“We often assume that self-erecting cranes cannot compete with tower cranes because they are small and often perceived as not having: the largest hook heights, jib lengths, maximum load and the biggest power.” 

Janssen said bigger self-erectors offer a lot of possibilities and depending on the jobsite they can compete with tower cranes.

He compared technical data of the two crane types and identified overlapping. Firstly he looked at the class and maximum loads: “Self-erecting cranes are in the class of 10tm up to 135tm, while a tower crane classes mostly start at 50tm and reach 1000tm and more. The overlap will be the region of 50tm-135tm. If we do the same for the maximum loads we see the self-erecting canes can lift from 1t-12t, whereas tower crane 12t to 80t or more. The overlap will be from 3t to 12t.”

Janssen then proceeded with a comparison of the hook heights, with self-erectors able to reach 60m with luffing jib, and tower cranes start from 25m and go up to 120m (with anchor systems can reach 200m hook heights). “Based on jib length, the overlap will be between 25m and 60m; in terms of hoisting power it is between 10kW and 24kW. ”

Why use self-erecting cranes instead of tower cranes in case of equal technical requirements such as hook height, jib length and maximum load? “The three decisive factors are: project duration, accessibility and erection space,” Janssen said.

He explained that project duration is important, as there should be at least a break-even between erection cost and rental price. Giving the examples of short duration projects for general construction (those lasting less than six months), maintenance at industrial sites, renovation works and shipyard jobs, he pointed out that self-erectors would be a more cost-effective choice.

Looking at accessibility, the transport and logistics to, from and on the jobsite, he highlighted the self-erectors’ comparative advantage. 

“ You need less trucks and less workload to organise the logistics. In terms of transportation, there are less problems with closing roads. For long distance journeys, transport can be easily done through the use of high speed axles.” He added that a self-erector featuring a propelled system with steering devices make it more suitable for sites with rough terrain.

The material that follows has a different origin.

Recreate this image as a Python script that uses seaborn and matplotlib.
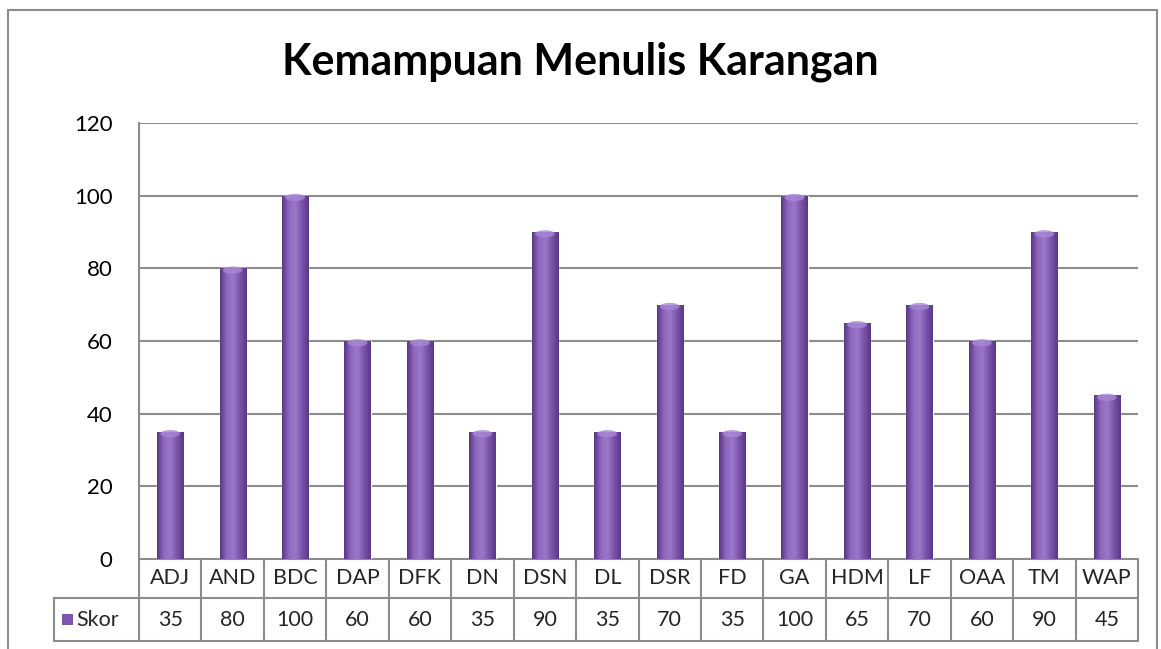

Self-erectors have a much shorter erection time and require less personnel (one or two people) for the erection in comparison to tower cranes. On the topic of erection, Janssen talked about the greater flexibility offered by self-erectors which is important for sites with limited erection space and obstacles: “You can erect a self-erector between buildings as well as in the proximity of other buildings and construction sites. It can also be used for dismantling above a building and you can lift it using a mobile crane to less accessible spaces on site.”

“Thanks to special jib configurations, which are more dynamic and movable it is possible to avoid obstacles and have an extra degree of freedom; think about folding jibs, luffing jibs and telescopic jibs. This will give you a lot of possibilities and improvements in erection space. Changing jib length and configuration during in-use conditions will give different advantages, such as flexibility and increased load chart.”

Janssen then said self-erectors are on the same technical and safety level as tower cranes as they are also designed according to the new EN 14439.

Smart technology systems are being incorporated in self-erectors. Arcomet system with remote trouble shooting and data logging can create a lot of added value for the crane driver, service companies and also the crane companies. “The bigger self-erecting crane can also be equipped with a cabin and we will have the possibility to install anti-collision and zoning systems.”